Through the wanderlost Kits we have designed The journey to Abadyl experience with respect to stage a conflict that has a mind triggering influence on the audience with a set of problems and possibilities that they bring into their everyday environment before they visit the theater, that can be captured and recorded and later assimilated into Traora the night they visit the theatre.

Examples and different prototypes of statements & Questions for the co-creators

The process is thus designed to take off from within the space of the known known, whereupon we apply methods inspired by the phenomena of ambiguity and surprise [11]. We believe this to be the most appropriate starting point for the indirection, distraction, disruption, and displacement that can strengthen attention. Whereupon we apply methods inspired from the above-mentioned domain, together with methodology from scenario planning [12], design and innovation games, as well as methods of my own devising (e.g. Fieldasy, Johansson Linde, 2004).

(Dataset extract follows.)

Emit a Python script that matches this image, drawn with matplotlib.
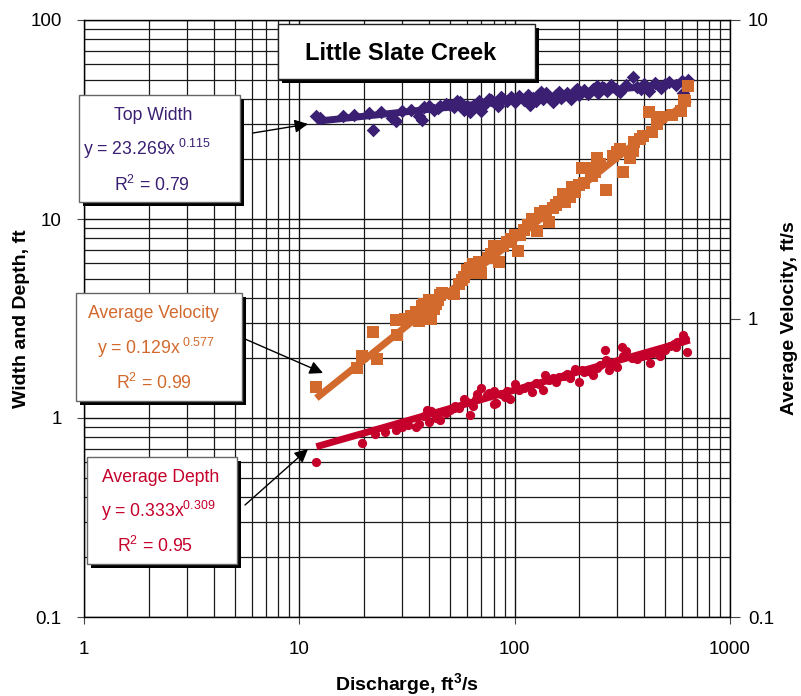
import matplotlib.pyplot as plt
from matplotlib.patches import Rectangle
from matplotlib.ticker import LogLocator, NullFormatter, NullLocator
import numpy as np

plt.rcParams['font.family'] = ['Liberation Sans', 'DejaVu Sans']
plt.rcParams['mathtext.fontset'] = 'custom'
plt.rcParams['mathtext.rm'] = 'Liberation Sans'
plt.rcParams['mathtext.it'] = 'Liberation Sans:italic'
plt.rcParams['mathtext.bf'] = 'Liberation Sans:bold'

# Top width, ft (left axis) vs discharge, ft3/s
tw_q = [12, 12.5, 16, 18, 21, 22, 24, 27, 28, 30, 33, 36, 37, 38, 40, 42, 45, 48,
        52, 56, 58, 60, 62, 65, 68, 70, 73, 76, 80, 84, 88, 92, 96, 100, 105, 110,
        115, 118, 122, 128, 135, 140, 145, 150, 155, 160, 168, 175, 182, 190, 200,
        210, 220, 232, 245, 255, 268, 280, 295, 310, 355, 370, 400, 420, 450, 480,
        520, 560, 600, 606, 640,
        44, 50, 54, 64, 78, 86, 98, 125, 132, 165, 195, 240, 260, 330, 385, 500]
tw_w = [33, 32, 33, 33.5, 34, 28, 34.5, 32, 31, 35, 35.5, 33, 31.5, 36.5, 37, 35.5,
        37, 38, 36.5, 38.5, 35.5, 37, 34.5, 37.5, 39, 35, 38, 40, 38.5, 37, 40, 39,
        41, 38.5, 41.5, 39.5, 42, 37.5, 40.5, 42, 40, 43, 41, 38.5, 42, 43.5, 41.5,
        43, 40, 44, 42, 44.5, 42.5, 45, 43, 46, 44, 47, 45, 43.5, 51.5, 46, 47.5,
        44, 48, 45.5, 49, 47, 49.5, 43, 50,
        36, 37.5, 39, 36.5, 39.5, 41, 40, 39, 43.5, 40.5, 45, 46.5, 45.5, 47, 45, 47.5]

# Average velocity, ft/s (right axis)
vel_q = [12, 18.5, 19.5, 22, 23, 28, 28.5, 31, 33, 35, 36, 37, 39, 40, 41, 42, 43,
         45, 46, 52, 55, 58, 60, 62, 64, 66, 70, 75, 80, 85, 88, 92, 96, 104, 106,
         110, 115, 120, 127, 131, 138, 145, 150, 160, 168, 172, 180, 190, 200, 205,
         210, 218, 225, 235, 240, 250, 265, 285, 310, 318, 345, 355, 360, 395, 420,
         435, 460, 540, 590, 610, 620, 640,
         38, 44, 57, 68, 78, 100, 140, 155, 185, 228, 300, 380, 480]
vel_v = [0.59, 0.68, 0.75, 0.90, 0.73, 0.99, 0.88, 1.0, 1.02, 1.05, 0.98, 1.10,
         1.05, 1.15, 1.0, 1.08, 1.12, 1.2, 1.22, 1.21, 1.3, 1.38, 1.45, 1.48, 1.52,
         1.42, 1.42, 1.6, 1.75, 1.55, 1.75, 1.8, 1.85, 1.68, 1.9, 1.98, 2.05, 2.15,
         1.97, 2.25, 2.3, 2.1, 2.35, 2.45, 2.62, 2.45, 2.55, 2.65, 2.8, 3.2, 2.85,
         3.2, 3.1, 3.1, 3.45, 3.3, 2.7, 3.5, 3.7, 3.1, 3.45, 3.65, 3.9, 4.1, 4.9,
         4.2, 4.5, 4.8, 4.95, 5.4, 5.35, 6.0,
         1.12, 1.15, 1.35, 1.55, 1.65, 1.9, 2.2, 2.4, 2.75, 3.0, 3.6, 4.0, 4.75]

# Average depth, ft (left axis)
dep_q = [12, 19.5, 22.5, 25, 28, 30, 32, 35, 36, 39, 40, 41, 44, 45, 48, 50, 53, 55,
         58, 60, 62, 64, 67, 70, 74, 80, 80, 82, 86, 90, 95, 100, 105, 110, 115,
         120, 125, 130, 135, 138, 145, 155, 160, 170, 180, 190, 200, 210, 220, 230,
         240, 250, 263, 275, 285, 300, 315, 330, 350, 370, 390, 410, 425, 450, 475,
         500, 525, 550, 570, 590, 605, 620, 632,
         38, 43, 52, 66, 76, 92, 118, 150, 175, 205, 265, 320, 440, 560]
dep_d = [0.60, 0.75, 0.83, 0.85, 0.87, 0.90, 0.92, 0.90, 0.93, 1.10, 0.96, 1.08,
         1.05, 0.98, 1.06, 1.10, 1.15, 1.12, 1.25, 1.20, 1.03, 1.15, 1.32, 1.42,
         1.30, 1.37, 1.17, 1.19, 1.32, 1.28, 1.24, 1.48, 1.38, 1.42, 1.45, 1.35,
         1.50, 1.48, 1.38, 1.65, 1.55, 1.52, 1.60, 1.62, 1.58, 1.77, 1.52, 1.70,
         1.72, 1.65, 1.78, 1.85, 2.20, 1.75, 1.90, 1.80, 2.27, 2.17, 2.00, 1.98,
         2.05, 2.07, 1.90, 2.15, 2.05, 2.20, 2.30, 2.35, 2.40, 2.45, 2.62, 2.50, 2.15,
         1.02, 1.0, 1.12, 1.25, 1.33, 1.36, 1.45, 1.58, 1.66, 1.75, 1.95, 2.05, 2.12, 2.28]

# power fits given in the boxes, y = a * x^b
fit_q = np.array([12.0, 650.0])
tw_a, tw_b = 23.269, 0.115
vel_a, vel_b = 0.129, 0.577
dep_a, dep_b = 0.333, 0.309

c_tw = '#3A1F72'
c_vel = '#D2692D'
c_dep = '#C4002B'

W, H = 801, 696
def fx(px):
    return px / W
def fy(py):
    return 1 - py / H

fig = plt.figure(figsize=(W / 100, H / 100), dpi=100)
ax = fig.add_axes([fx(84), fy(617), (730 - 84) / W, (617 - 20) / H])
ax.set_xscale('log')
ax.set_yscale('log')
ax.set_xlim(1, 1000)
ax.set_ylim(0.1, 100)
ax.set_xticks([1, 10, 100, 1000], labels=['1', '10', '100', '1000'])
ax.set_yticks([0.1, 1, 10, 100], labels=['0.1', '1', '10', '100'])
ax.xaxis.set_minor_locator(LogLocator(base=10, subs=np.arange(2, 10)))
ax.yaxis.set_minor_locator(LogLocator(base=10, subs=np.arange(2, 10)))
ax.xaxis.set_minor_formatter(NullFormatter())
ax.yaxis.set_minor_formatter(NullFormatter())
ax.tick_params(which='minor', length=0)
ax.tick_params(axis='x', which='major', direction='out', length=5, pad=12,
               labelsize=13.5, color='#444')
ax.tick_params(axis='y', which='major', direction='out', length=5, pad=11,
               labelsize=13.5, color='#444')
ax.grid(which='major', color='#111', lw=1.0)
ax.grid(which='minor', color='#1a1a1a', lw=0.9)
ax.set_axisbelow(True)
for s in ax.spines.values():
    s.set_color('#333')
    s.set_linewidth(1.0)

ax.scatter(tw_q, tw_w, marker='D', s=48, color=c_tw, lw=0, zorder=3)
ax.scatter(dep_q, dep_d, marker='o', s=44, color=c_dep, lw=0, zorder=3)
ax.plot(fit_q, tw_a * fit_q ** tw_b, color=c_tw, lw=5, solid_capstyle='butt', zorder=4)
ax.plot(fit_q, dep_a * fit_q ** dep_b, color=c_dep, lw=5, solid_capstyle='butt', zorder=4)

ax.set_xlabel('Discharge, ft$^\\mathbf{3}$/s', fontsize=14, fontweight='bold')
ax.xaxis.set_label_coords(0.5, (617 - 671) / 597)
ax.set_ylabel('Width and Depth, ft', fontsize=14, fontweight='bold')
ax.yaxis.set_label_coords((30 - 84) / 646, 0.5)

ax2 = ax.twinx()
ax2.set_yscale('log')
ax2.set_ylim(0.1, 10)
ax2.set_yticks([0.1, 1, 10], labels=['0.1', '1', '10'])
ax2.yaxis.set_minor_locator(NullLocator())
ax2.tick_params(axis='y', direction='out', length=7, pad=6, labelsize=13.5, color='#444')
ax2.scatter(vel_q, vel_v, marker='s', s=80, color=c_vel, lw=0, zorder=3)
ax2.plot(fit_q, vel_a * fit_q ** vel_b, color=c_vel, lw=5, solid_capstyle='butt', zorder=4)
ax2.set_ylabel('Average Velocity, ft/s', fontsize=14, fontweight='bold')
ax2.yaxis.set_label_coords((781 - 84) / 646, 0.5)


def box(x0, y0, x1, y1, edge='#666'):
    fig.add_artist(Rectangle((fx(x0 + 4), fy(y1 + 4)), (x1 - x0) / W, (y1 - y0) / H,
                             transform=fig.transFigure, facecolor='black',
                             edgecolor='none', zorder=10))
    fig.add_artist(Rectangle((fx(x0), fy(y1)), (x1 - x0) / W, (y1 - y0) / H,
                             transform=fig.transFigure, facecolor='white',
                             edgecolor=edge, lw=1.0, zorder=11))


def arrow(tail, tip):
    ax2.annotate('', xy=(fx(tip[0]), fy(tip[1])), xytext=(fx(tail[0]), fy(tail[1])),
                 xycoords='figure fraction', textcoords='figure fraction',
                 arrowprops=dict(arrowstyle='-|>', color='black', lw=1.0,
                                 mutation_scale=20, shrinkA=0, shrinkB=0),
                 annotation_clip=False, zorder=12)


# title box
box(278, 24, 535, 79, edge='#222')
fig.text(fx(401), fy(53), 'Little Slate Creek', fontsize=17, fontweight='bold',
         ha='center', va='center', zorder=12)

# top width box
box(79, 95, 240, 202)
fig.text(fx(153), fy(115), 'Top Width', color=c_tw, fontsize=12.7, ha='center', va='center', zorder=12)
fig.text(fx(147), fy(149), 'y = 23.269x$^{\\ 0.115}$', color=c_tw, fontsize=12.7, ha='center', va='center', zorder=12)
fig.text(fx(152), fy(185), 'R$^{2}$ = 0.79', color=c_tw, fontsize=12.7, ha='center', va='center', zorder=12)
arrow((253, 133), (308, 124))

# velocity box
box(76, 293, 242, 401)
fig.text(fx(153), fy(313), 'Average Velocity', color=c_vel, fontsize=12.7, ha='center', va='center', zorder=12)
fig.text(fx(156), fy(348), 'y = 0.129x$^{\\ 0.577}$', color=c_vel, fontsize=12.7, ha='center', va='center', zorder=12)
fig.text(fx(154), fy(383), 'R$^{2}$ = 0.99', color=c_vel, fontsize=12.7, ha='center', va='center', zorder=12)
arrow((245, 339), (323, 373))

# depth box
box(87, 457, 237, 564)
fig.text(fx(161), fy(478), 'Average Depth', color=c_dep, fontsize=12.7, ha='center', va='center', zorder=12)
fig.text(fx(158), fy(511), 'y = 0.333x$^{0.309}$', color=c_dep, fontsize=12.7, ha='center', va='center', zorder=12)
fig.text(fx(155), fy(546), 'R$^{2}$ = 0.95', color=c_dep, fontsize=12.7, ha='center', va='center', zorder=12)
arrow((245, 505), (308, 449))

fig.savefig('out.png', dpi=100)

With the proposed process and the Traora Flanuer Kit  I aim to to brings fact and fiction together, creating a discreet dynamic tension or displacement between persons, things, times, places, and events that are not usually associated into new and surprising conjunctions. Through using statements and questions we are able to provide detailed and specific data, which the co-creator can use as background material for their action. Hopefully the co-creators themselves also import qualities into the world, which do not and cannot stem from the kit itself. Developing virtual city creation into new directions.